Getting "really" into what he's involved with is a characteristic of Browning's - and he said there are more ideas on the horizon that he's interested in exploring.

Like his work as a studio host for the Biographhy Channel in Canada.

"Working with the Biography Channel has brought a new dimension to my career," he said. "I enjoy offering perspectives as an athlete and a celebrity to the biographies that I introduce."

There's also choreography. He's helped various skaters with footwork over the years, but lately he's taken to choreographing entire programs. Browning said he's been working with several eligible skaters, "probably the only one you'd recognize is (Japan's) Takeshi Honda. In fact, when I get back from here, I've got to start looking for music for an exhibition program for him."

Finding music and actually constructing an entire program for someone is fun, but challenging. "It's exciting - it's something I think I might like to do more of," he said. "I guess you just have to start working with skaters, start somewhere, and see where it leads. You know, people tend to think that some of those who do choreography have always just been choreographers. Like Lea Ann - the kids today think of her as just a choreographer, they think that's all she's ever done.

"But I skated with her, I know her as a skater, and then a choreographer. And she started just doing some things for other people. So, you start somewhere, and that's where I am right now."

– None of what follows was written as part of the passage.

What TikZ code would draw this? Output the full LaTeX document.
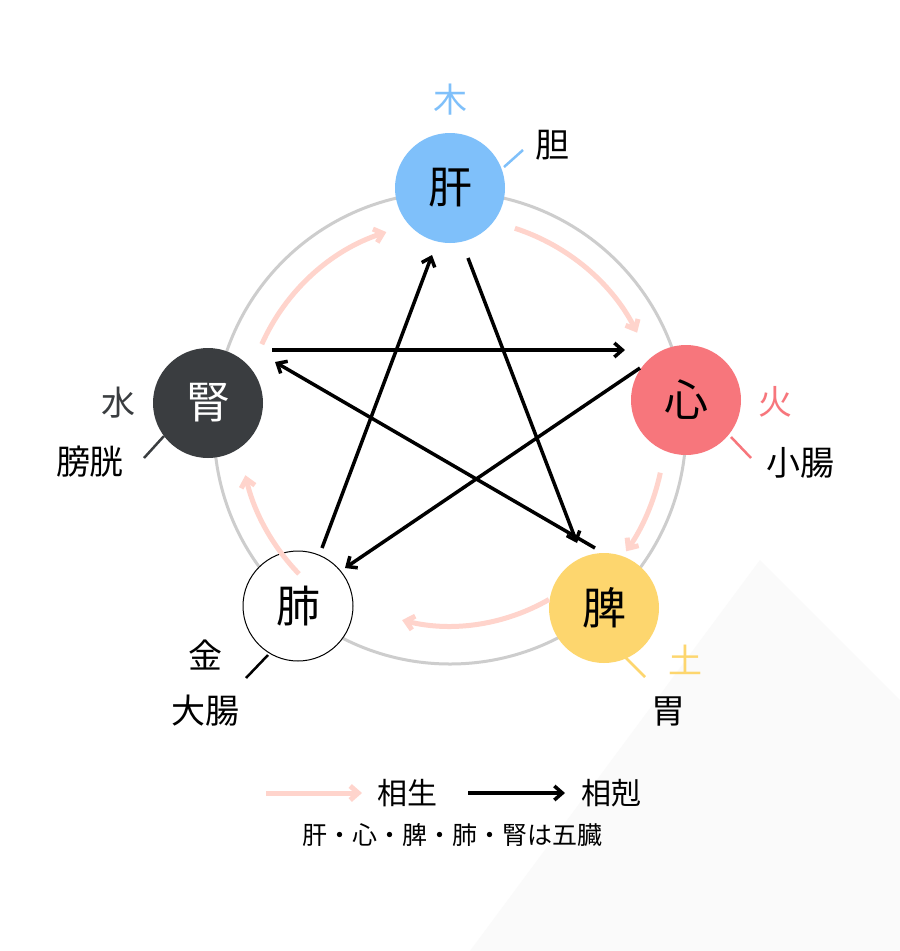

Getting more involved in choreography would be interesting, he said. So would doing more production work, or any number of other things.

But there's something else that still comes first. "You know, when you become a father and quit touring all in the same year, everyone seems to think you'll have a profound answer for what you want to do next in your life," he said. "I don't. I'm to the point where I'm comfortable with who I am as a performer. And maybe someday people will think of me as Kurt Browning, the choreographer. That would be good. Or maybe I'll be involved in other things. That would be fine. I know I'm excited about whatever is going to happen next, because it'll be a change.

"But not just yet. Right now, I still feel like a skater."